Rows from a dataset of charts and code:

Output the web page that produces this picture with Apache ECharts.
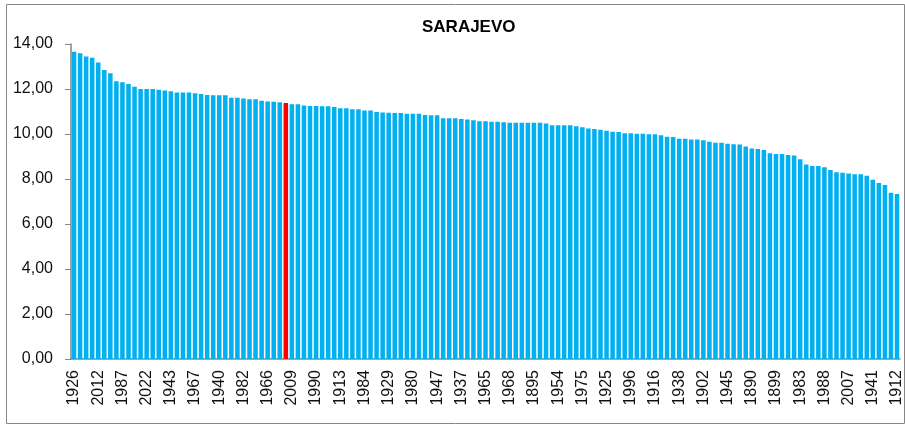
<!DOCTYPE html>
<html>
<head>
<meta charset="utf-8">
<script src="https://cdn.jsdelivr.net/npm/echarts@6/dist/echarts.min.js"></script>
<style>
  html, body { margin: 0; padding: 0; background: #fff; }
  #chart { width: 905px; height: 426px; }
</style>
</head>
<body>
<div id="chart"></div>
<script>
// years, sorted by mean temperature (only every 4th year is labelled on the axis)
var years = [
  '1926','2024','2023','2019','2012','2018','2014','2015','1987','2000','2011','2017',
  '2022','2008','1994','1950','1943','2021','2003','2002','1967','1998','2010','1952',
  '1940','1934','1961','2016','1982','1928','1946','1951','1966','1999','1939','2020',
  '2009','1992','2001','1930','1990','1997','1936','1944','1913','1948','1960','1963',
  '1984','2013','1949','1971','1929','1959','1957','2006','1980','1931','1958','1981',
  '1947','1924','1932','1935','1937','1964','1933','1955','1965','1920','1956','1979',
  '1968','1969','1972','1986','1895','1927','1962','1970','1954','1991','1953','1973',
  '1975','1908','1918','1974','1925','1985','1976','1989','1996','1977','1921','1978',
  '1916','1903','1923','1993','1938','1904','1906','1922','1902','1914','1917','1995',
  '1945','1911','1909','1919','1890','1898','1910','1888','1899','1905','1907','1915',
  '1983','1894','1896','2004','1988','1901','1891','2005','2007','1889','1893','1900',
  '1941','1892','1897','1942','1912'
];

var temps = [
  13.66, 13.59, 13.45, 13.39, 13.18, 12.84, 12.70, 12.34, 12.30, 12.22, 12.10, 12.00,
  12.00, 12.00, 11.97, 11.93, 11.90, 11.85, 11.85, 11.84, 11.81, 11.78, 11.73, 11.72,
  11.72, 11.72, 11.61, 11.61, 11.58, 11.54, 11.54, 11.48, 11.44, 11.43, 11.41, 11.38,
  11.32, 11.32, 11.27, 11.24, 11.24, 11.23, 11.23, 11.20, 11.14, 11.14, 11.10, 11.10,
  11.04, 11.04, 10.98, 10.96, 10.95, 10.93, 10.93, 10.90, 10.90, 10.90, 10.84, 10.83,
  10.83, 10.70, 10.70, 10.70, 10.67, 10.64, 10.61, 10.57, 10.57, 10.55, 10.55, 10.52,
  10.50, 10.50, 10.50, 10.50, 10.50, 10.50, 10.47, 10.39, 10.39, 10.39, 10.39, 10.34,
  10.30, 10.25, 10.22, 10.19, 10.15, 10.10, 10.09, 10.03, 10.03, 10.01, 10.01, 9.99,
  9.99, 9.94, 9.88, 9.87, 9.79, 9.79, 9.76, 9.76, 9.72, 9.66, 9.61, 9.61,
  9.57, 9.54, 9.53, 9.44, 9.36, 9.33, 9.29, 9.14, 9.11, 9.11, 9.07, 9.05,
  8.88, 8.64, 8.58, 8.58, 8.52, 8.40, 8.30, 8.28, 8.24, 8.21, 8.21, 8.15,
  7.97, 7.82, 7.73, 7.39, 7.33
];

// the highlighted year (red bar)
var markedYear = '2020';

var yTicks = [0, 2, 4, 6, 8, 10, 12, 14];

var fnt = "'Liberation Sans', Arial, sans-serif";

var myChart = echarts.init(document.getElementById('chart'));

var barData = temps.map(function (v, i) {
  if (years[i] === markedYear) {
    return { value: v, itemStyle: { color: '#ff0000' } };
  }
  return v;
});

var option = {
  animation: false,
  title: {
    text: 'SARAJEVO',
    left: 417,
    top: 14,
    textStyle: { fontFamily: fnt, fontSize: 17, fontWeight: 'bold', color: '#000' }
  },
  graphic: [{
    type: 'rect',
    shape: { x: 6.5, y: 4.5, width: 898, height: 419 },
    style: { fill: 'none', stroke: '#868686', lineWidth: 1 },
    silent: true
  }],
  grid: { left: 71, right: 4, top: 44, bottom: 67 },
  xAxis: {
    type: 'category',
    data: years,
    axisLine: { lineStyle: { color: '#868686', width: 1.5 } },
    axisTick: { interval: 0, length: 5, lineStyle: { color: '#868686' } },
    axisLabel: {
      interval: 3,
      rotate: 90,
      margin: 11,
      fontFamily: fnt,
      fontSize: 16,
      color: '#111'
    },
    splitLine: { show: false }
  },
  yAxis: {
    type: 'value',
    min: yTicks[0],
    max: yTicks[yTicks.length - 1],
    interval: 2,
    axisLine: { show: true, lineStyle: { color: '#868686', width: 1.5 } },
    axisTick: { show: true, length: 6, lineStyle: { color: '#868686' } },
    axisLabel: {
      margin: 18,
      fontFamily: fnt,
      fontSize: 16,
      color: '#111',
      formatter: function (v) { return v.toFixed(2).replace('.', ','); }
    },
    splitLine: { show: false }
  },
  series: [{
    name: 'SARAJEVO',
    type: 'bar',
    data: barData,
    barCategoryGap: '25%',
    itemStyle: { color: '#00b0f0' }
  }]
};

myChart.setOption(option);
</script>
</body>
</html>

...

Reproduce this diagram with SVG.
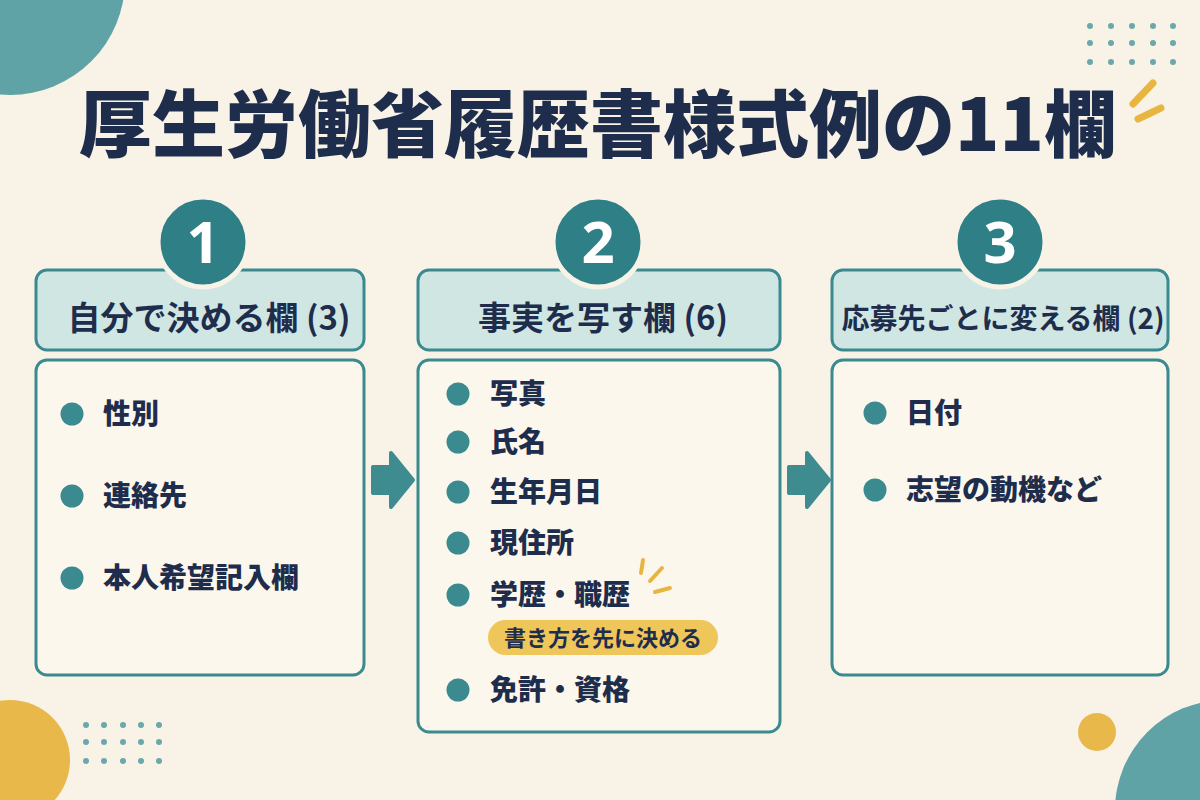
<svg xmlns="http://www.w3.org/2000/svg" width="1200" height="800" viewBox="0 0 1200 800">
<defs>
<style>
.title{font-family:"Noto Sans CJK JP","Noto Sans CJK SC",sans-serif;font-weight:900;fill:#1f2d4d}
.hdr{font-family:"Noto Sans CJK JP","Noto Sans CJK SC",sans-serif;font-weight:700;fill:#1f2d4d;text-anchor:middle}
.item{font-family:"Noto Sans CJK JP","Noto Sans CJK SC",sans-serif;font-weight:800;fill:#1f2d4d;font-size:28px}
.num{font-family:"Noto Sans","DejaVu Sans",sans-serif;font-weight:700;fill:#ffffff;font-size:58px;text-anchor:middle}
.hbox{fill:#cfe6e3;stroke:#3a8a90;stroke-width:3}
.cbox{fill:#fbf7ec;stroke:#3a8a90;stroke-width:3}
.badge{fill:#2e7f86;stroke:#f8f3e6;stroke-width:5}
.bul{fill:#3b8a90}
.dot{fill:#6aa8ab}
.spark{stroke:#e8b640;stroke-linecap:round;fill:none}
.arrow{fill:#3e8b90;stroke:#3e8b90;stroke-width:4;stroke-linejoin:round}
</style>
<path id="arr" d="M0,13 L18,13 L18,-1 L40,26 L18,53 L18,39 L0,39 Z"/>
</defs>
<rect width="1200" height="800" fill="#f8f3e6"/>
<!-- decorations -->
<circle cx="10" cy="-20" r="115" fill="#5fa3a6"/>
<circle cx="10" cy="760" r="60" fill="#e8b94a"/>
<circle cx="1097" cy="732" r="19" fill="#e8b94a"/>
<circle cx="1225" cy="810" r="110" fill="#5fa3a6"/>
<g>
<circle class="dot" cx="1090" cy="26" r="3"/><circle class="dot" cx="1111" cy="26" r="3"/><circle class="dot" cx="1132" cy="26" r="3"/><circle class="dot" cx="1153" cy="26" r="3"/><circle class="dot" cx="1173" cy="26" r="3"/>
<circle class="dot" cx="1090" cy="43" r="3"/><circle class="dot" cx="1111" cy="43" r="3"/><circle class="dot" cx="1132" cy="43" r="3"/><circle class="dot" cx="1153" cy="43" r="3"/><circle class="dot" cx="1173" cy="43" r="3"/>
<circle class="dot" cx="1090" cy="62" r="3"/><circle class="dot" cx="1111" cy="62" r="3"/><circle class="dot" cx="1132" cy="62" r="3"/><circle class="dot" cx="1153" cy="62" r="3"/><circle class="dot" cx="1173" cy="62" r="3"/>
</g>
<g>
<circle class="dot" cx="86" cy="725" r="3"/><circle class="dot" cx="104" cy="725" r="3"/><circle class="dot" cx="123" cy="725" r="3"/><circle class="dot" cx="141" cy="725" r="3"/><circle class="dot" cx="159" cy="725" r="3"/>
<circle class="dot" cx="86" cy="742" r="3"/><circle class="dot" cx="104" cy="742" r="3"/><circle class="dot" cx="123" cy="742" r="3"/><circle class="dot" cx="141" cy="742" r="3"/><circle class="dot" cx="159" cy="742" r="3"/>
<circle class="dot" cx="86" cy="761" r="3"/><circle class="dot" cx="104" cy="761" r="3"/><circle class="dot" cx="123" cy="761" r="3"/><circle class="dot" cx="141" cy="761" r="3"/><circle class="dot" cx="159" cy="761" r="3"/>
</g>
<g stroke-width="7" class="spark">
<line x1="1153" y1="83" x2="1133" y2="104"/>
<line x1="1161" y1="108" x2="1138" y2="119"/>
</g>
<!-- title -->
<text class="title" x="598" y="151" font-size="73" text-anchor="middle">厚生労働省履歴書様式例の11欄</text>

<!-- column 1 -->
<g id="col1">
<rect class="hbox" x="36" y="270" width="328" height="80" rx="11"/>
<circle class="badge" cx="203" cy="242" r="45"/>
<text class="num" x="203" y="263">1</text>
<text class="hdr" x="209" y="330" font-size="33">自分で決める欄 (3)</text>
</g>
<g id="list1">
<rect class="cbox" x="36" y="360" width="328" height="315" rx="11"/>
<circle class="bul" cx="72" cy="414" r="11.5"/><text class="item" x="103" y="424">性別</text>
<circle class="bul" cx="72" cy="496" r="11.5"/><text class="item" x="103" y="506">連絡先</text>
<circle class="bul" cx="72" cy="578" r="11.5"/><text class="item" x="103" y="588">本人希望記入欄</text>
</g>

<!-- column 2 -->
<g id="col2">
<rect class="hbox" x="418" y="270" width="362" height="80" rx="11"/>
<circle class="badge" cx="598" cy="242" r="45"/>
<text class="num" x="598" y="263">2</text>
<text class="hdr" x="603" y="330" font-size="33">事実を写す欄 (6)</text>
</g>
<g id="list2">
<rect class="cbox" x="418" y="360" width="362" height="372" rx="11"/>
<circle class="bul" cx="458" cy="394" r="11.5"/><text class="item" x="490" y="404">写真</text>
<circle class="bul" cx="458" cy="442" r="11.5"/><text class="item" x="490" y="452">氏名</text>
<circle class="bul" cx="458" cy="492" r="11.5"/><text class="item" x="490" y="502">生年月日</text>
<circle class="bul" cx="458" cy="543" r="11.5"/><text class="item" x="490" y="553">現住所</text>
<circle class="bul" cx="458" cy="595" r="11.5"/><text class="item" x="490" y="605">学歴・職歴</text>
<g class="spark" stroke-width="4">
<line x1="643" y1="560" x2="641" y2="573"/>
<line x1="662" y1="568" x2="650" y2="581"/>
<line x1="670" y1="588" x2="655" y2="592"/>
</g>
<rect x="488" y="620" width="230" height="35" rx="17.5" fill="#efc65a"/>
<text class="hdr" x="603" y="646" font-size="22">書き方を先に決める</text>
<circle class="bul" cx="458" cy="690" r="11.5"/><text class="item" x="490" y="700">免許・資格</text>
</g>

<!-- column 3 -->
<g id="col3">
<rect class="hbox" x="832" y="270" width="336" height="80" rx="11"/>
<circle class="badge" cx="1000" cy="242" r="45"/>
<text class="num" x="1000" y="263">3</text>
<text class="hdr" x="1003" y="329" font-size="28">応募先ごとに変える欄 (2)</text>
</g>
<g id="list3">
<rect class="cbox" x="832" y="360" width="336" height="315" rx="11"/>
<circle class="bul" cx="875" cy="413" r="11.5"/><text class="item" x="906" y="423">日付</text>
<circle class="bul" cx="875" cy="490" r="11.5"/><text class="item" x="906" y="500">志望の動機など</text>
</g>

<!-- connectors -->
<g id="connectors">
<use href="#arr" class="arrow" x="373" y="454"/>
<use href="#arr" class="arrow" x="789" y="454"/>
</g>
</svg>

EXERCISE DIRECTIONS
Go through the records. Copy each line where "this" appears.

TASK RESPONSE
Output the web page that produces this picture with Apache ECharts.
Reproduce this diagram with SVG.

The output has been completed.